* _DIRECTIVE_
Skip every picture and transcribe the remaining material exactly.

** START COLLECTED DATA **

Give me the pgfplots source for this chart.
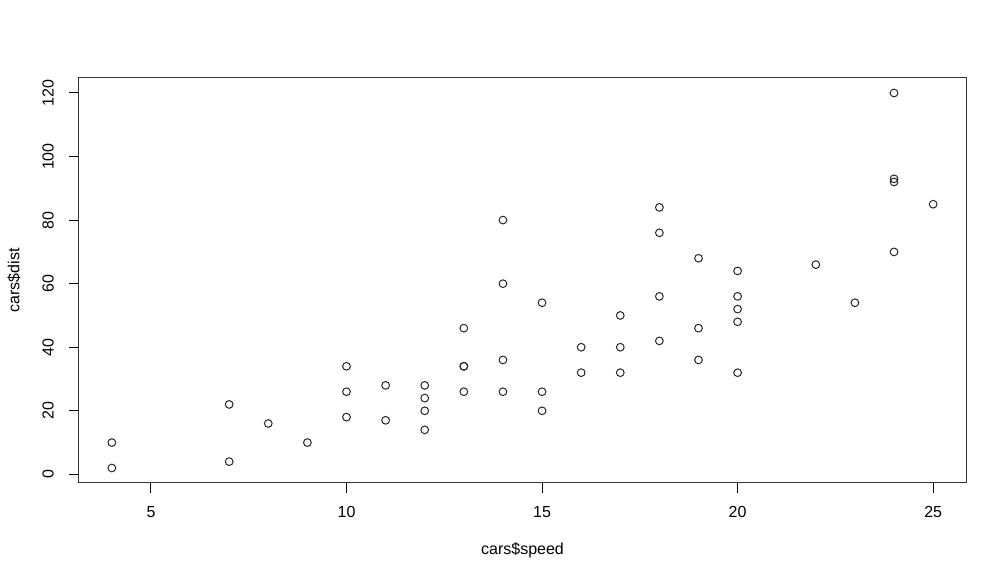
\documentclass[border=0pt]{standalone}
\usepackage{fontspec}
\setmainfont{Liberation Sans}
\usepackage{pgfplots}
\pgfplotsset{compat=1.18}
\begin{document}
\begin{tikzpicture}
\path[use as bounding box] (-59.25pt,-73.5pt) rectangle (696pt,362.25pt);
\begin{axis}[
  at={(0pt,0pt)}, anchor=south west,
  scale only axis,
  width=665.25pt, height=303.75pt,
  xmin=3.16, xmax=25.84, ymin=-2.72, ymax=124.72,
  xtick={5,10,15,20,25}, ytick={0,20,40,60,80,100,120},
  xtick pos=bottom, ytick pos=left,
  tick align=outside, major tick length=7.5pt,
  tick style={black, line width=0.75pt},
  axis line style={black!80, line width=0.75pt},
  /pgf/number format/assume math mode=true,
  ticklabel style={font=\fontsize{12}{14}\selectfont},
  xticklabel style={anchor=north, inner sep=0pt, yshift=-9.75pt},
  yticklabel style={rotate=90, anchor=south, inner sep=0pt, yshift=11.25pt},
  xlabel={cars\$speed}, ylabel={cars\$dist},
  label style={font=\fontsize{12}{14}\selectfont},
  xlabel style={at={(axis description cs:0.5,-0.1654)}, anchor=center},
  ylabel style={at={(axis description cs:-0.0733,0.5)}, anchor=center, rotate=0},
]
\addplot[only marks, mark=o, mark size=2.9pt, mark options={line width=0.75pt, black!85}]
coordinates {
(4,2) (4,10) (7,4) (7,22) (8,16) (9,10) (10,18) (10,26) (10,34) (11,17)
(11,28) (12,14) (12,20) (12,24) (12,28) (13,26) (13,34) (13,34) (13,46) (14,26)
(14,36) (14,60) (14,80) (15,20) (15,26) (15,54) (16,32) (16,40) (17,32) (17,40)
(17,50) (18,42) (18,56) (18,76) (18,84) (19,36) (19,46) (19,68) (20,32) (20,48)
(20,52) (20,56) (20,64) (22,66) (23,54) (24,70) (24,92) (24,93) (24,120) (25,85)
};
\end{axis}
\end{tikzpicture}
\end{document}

** END COLLECTED DATA **

* _ANSWER FOR THE TASK_
Give me the pgfplots source for this chart.
\documentclass[border=0pt]{standalone}
\usepackage{fontspec}
\setmainfont{Liberation Sans}
\usepackage{pgfplots}
\pgfplotsset{compat=1.18}
\begin{document}
\begin{tikzpicture}
\path[use as bounding box] (-59.25pt,-73.5pt) rectangle (696pt,362.25pt);
\begin{axis}[
  at={(0pt,0pt)}, anchor=south west,
  scale only axis,
  width=665.25pt, height=303.75pt,
  xmin=3.16, xmax=25.84, ymin=-2.72, ymax=124.72,
  xtick={5,10,15,20,25}, ytick={0,20,40,60,80,100,120},
  xtick pos=bottom, ytick pos=left,
  tick align=outside, major tick length=7.5pt,
  tick style={black, line width=0.75pt},
  axis line style={black!80, line width=0.75pt},
  /pgf/number format/assume math mode=true,
  ticklabel style={font=\fontsize{12}{14}\selectfont},
  xticklabel style={anchor=north, inner sep=0pt, yshift=-9.75pt},
  yticklabel style={rotate=90, anchor=south, inner sep=0pt, yshift=11.25pt},
  xlabel={cars\$speed}, ylabel={cars\$dist},
  label style={font=\fontsize{12}{14}\selectfont},
  xlabel style={at={(axis description cs:0.5,-0.1654)}, anchor=center},
  ylabel style={at={(axis description cs:-0.0733,0.5)}, anchor=center, rotate=0},
]
\addplot[only marks, mark=o, mark size=2.9pt, mark options={line width=0.75pt, black!85}]
coordinates {
(4,2) (4,10) (7,4) (7,22) (8,16) (9,10) (10,18) (10,26) (10,34) (11,17)
(11,28) (12,14) (12,20) (12,24) (12,28) (13,26) (13,34) (13,34) (13,46) (14,26)
(14,36) (14,60) (14,80) (15,20) (15,26) (15,54) (16,32) (16,40) (17,32) (17,40)
(17,50) (18,42) (18,56) (18,76) (18,84) (19,36) (19,46) (19,68) (20,32) (20,48)
(20,52) (20,56) (20,64) (22,66) (23,54) (24,70) (24,92) (24,93) (24,120) (25,85)
};
\end{axis}
\end{tikzpicture}
\end{document}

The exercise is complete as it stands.